A University of Michigan study published this past September found that patients with limited English proficiency are less likely to be given additional cancer care information when calling general hospital hotlines. This research was supported and funded by the Rogel Cancer Center.
In the study, the researchers hired six trained “investigators” who called different hospital information service lines speaking in English, Spanish or Mandarin — the most commonly spoken languages in the United States.
Researchers conducted the study over eight months, during which 1,296 calls were made to randomly selected hospitals from 12 demographically diverse states. The study specifically examined the responses from hospital information service lines; these calls are often the first step many people take to seek care rather than booking appointments with doctors.
In an interview with The Michigan Daily, Dr. Debbie Chen, co-author of the study and thyroid cancer researcher at Michigan Medicine, spoke on how language barriers can cause challenges in the first step of seeking care.

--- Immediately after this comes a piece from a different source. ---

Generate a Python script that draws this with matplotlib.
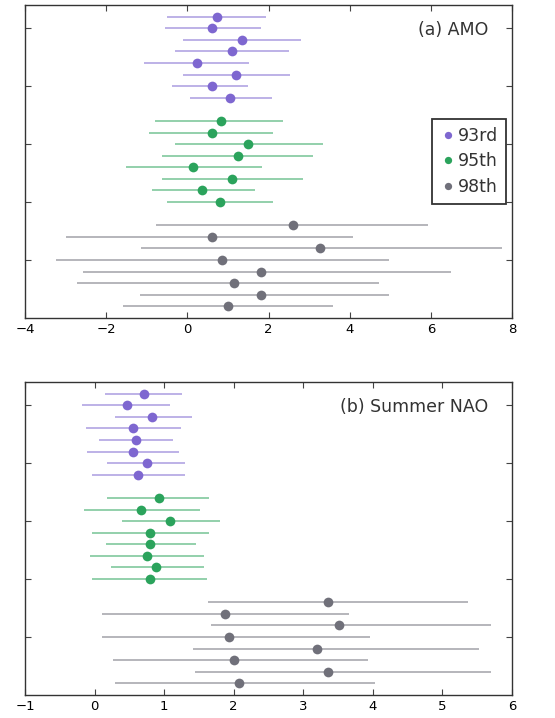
import matplotlib.pyplot as plt
import numpy as np

# Row positions (top to bottom): 93rd rows 26..19, 95th rows 17..10, 98th rows 8..1
pos_93 = np.arange(26, 18, -1)
pos_95 = np.arange(17, 9, -1)
pos_98 = np.arange(8, 0, -1)

# (a) AMO: centre, lower and upper end of each bar
amo_93 = [0.72, 0.62, 1.35, 1.11, 0.23, 1.21, 0.60, 1.05]
amo_93_lo = [-0.49, -0.55, -0.11, -0.30, -1.08, -0.11, -0.39, 0.07]
amo_93_hi = [1.95, 1.81, 2.80, 2.50, 1.53, 2.53, 1.50, 2.08]
amo_95 = [0.82, 0.62, 1.50, 1.25, 0.13, 1.11, 0.37, 0.80]
amo_95_lo = [-0.79, -0.94, -0.30, -0.63, -1.50, -0.62, -0.86, -0.49]
amo_95_hi = [2.35, 2.10, 3.35, 3.10, 1.83, 2.86, 1.66, 2.10]
amo_98 = [2.61, 0.62, 3.27, 0.85, 1.81, 1.16, 1.81, 1.00]
amo_98_lo = [-0.76, -2.99, -1.15, -3.24, -2.58, -2.71, -1.17, -1.59]
amo_98_hi = [5.92, 4.07, 7.76, 4.98, 6.49, 4.72, 4.98, 3.58]

# (b) Summer NAO
nao_93 = [0.71, 0.46, 0.83, 0.55, 0.60, 0.55, 0.76, 0.63]
nao_93_lo = [0.15, -0.18, 0.29, -0.12, 0.07, -0.11, 0.18, -0.03]
nao_93_hi = [1.26, 1.09, 1.40, 1.24, 1.13, 1.22, 1.30, 1.30]
nao_95 = [0.92, 0.67, 1.09, 0.80, 0.80, 0.75, 0.89, 0.79]
nao_95_lo = [0.18, -0.15, 0.40, -0.04, 0.17, -0.07, 0.23, -0.03]
nao_95_hi = [1.65, 1.51, 1.81, 1.64, 1.46, 1.57, 1.57, 1.62]
nao_98 = [3.36, 1.88, 3.51, 1.93, 3.20, 2.01, 3.36, 2.07]
nao_98_lo = [1.63, 0.10, 1.67, 0.10, 1.41, 0.27, 1.44, 0.29]
nao_98_hi = [5.37, 3.66, 5.70, 3.96, 5.53, 3.93, 5.70, 4.03]

labels = ['93rd', '95th', '98th']
colors = ['#7e67d0', '#2ba35c', '#70707a']

fig = plt.figure(figsize=(5.55, 7.18), dpi=100)
ax1 = fig.add_axes([25 / 555, 1 - 318 / 718, 487 / 555, 313 / 718])
ax2 = fig.add_axes([25 / 555, 1 - 695 / 718, 487 / 555, 313 / 718])


def draw(ax, groups, xlim, xticks, title, legend=False):
    for (c, lo, hi, pos), lab, col in zip(groups, labels, colors):
        c, lo, hi = np.array(c), np.array(lo), np.array(hi)
        ax.hlines(pos, lo, hi, color=col, lw=1.3, alpha=0.55)
        ax.plot(c, pos, 'o', color=col, ms=7, mec='none', label=lab)
    ax.set_xlim(*xlim)
    ax.set_ylim(0, 27)
    ax.set_xticks(xticks)
    ax.set_yticks([5, 10, 15, 20, 25])
    ax.set_yticklabels([])
    ax.tick_params(direction='in', top=True, right=True, length=4,
                   labelsize=9.5, color='#444444')
    for s in ax.spines.values():
        s.set_linewidth(1.0)
        s.set_color('#333333')
    ax.text(0.952, 0.92, title, transform=ax.transAxes, ha='right',
            va='center', fontsize=12.5, color='#333333')
    if legend:
        leg = ax.legend(loc='center right', bbox_to_anchor=(0.995, 0.5),
                        fontsize=12.5, markerscale=0.75, handletextpad=0.15,
                        borderpad=0.45, labelspacing=0.45, fancybox=False,
                        framealpha=1, handlelength=0.9, borderaxespad=0.2)
        leg.get_frame().set_edgecolor('#333333')
        leg.get_frame().set_linewidth(1.3)
        for t in leg.get_texts():
            t.set_color('#333333')


draw(ax1, [(amo_93, amo_93_lo, amo_93_hi, pos_93),
           (amo_95, amo_95_lo, amo_95_hi, pos_95),
           (amo_98, amo_98_lo, amo_98_hi, pos_98)],
     (-4, 8), [-4, -2, 0, 2, 4, 6, 8], '(a) AMO', legend=True)
draw(ax2, [(nao_93, nao_93_lo, nao_93_hi, pos_93),
           (nao_95, nao_95_lo, nao_95_hi, pos_95),
           (nao_98, nao_98_lo, nao_98_hi, pos_98)],
     (-1, 6), [-1, 0, 1, 2, 3, 4, 5, 6], '(b) Summer NAO')

fig.savefig('out.png', dpi=100)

“Accessing information through a hospital phone line is one part of getting access to care,” Chen said. “If this is a language barrier in the beginning, imagine all of the downstream barriers that one could potentially encounter in their process of seeking care.”
Chen and the other researchers for the U-M study compared their findings to data collected in a 2005 audit study conducted by New York City’s Comptroller’s Office in which Spanish-speaking patients called the general hospital line. The New York Comptroller study found that Spanish-speaking callers were unable to get information from hospitals’ general information phone lines a third of the time and a lack of language access prevented the callers from scheduling appointments with a third of hospitals tested. The researchers compared the data using a ANOVA statistical analysis test, which determines differences between research results from two or more sample groups.
The analysis showed that Spanish-speaking and Mandarin-speaking callers were provided with the next steps to access cancer care 37.7% and 27.5% of the time, respectively. However, English-speaking callers were directed to the next steps 93.5% of the time and had longer calls compared to the non-English-speaking callers.
Researchers also found some hospital general information lines defaulted to an automatic message that is spoken only in English with no option to hear the message in another language. If no one responds to the automatic message, researchers found hospital hotlines that were studied will automatically disconnect, preventing those who cannot understand the automated message from receiving the necessary services. The study recommends that hospitals should connect those who do not respond to the automated message to a real person instead of disconnecting the call to overcome these language barriers. It also recommended that hospitals employ readily accessible interpreters to answer calls or translate automatic messages.
Mousumi Banerjee, co-author of the study and U-M research professor of biostatistics, spoke with The Daily about the added burden language barriers create for patients, particularly when it comes to interacting with automated messages.
“These patients already have emotional and financial burdens from navigating through a complex health condition and a cancer diagnosis,” Banerjee said. “To have this hidden language barrier on top of that just makes it even worse for the patients.”
Engineering senior Margaret Lasonde is the co-director of event execution for the American Cancer Society. ACS focuses on providing access to information and resources regarding cancer care. Lasonde spoke with The Daily in an interview about her reaction to hearing the results of the new U-M study.
“I believe that I could speak on behalf of everyone who is involved with the American Cancer Society that hearing the results from this study was incredibly difficult and frustrating to hear because we are working so hard to get cancer care information out there,” Lasonde said.
Chen said though there are no clear solutions to resolve this barrier at the moment, there are still crucial takeaways from this study. Chen said it felt like a success to add this study’s results to the dialogue about language barriers in cancer care access.
“There is not a simple solution to this language barrier, but I think, overall, there are some strategies that we can implement based on the study results,” Chen said. “This study highlights an understudied area that needs more funding and more research to provide and essentially create a system where patients with English proficiency have more access to equitable care.”
Daily News Reporter Emma Lapp can be reached at emmalapp@umich.edu.
Correction: A previous version of this article incorrectly stated automatic messages automatically disconnect only in Michigan hospitals. The automatic messages disconnect in the hospitals studied by Chen and other researchers around the U.S., not just in Michigan.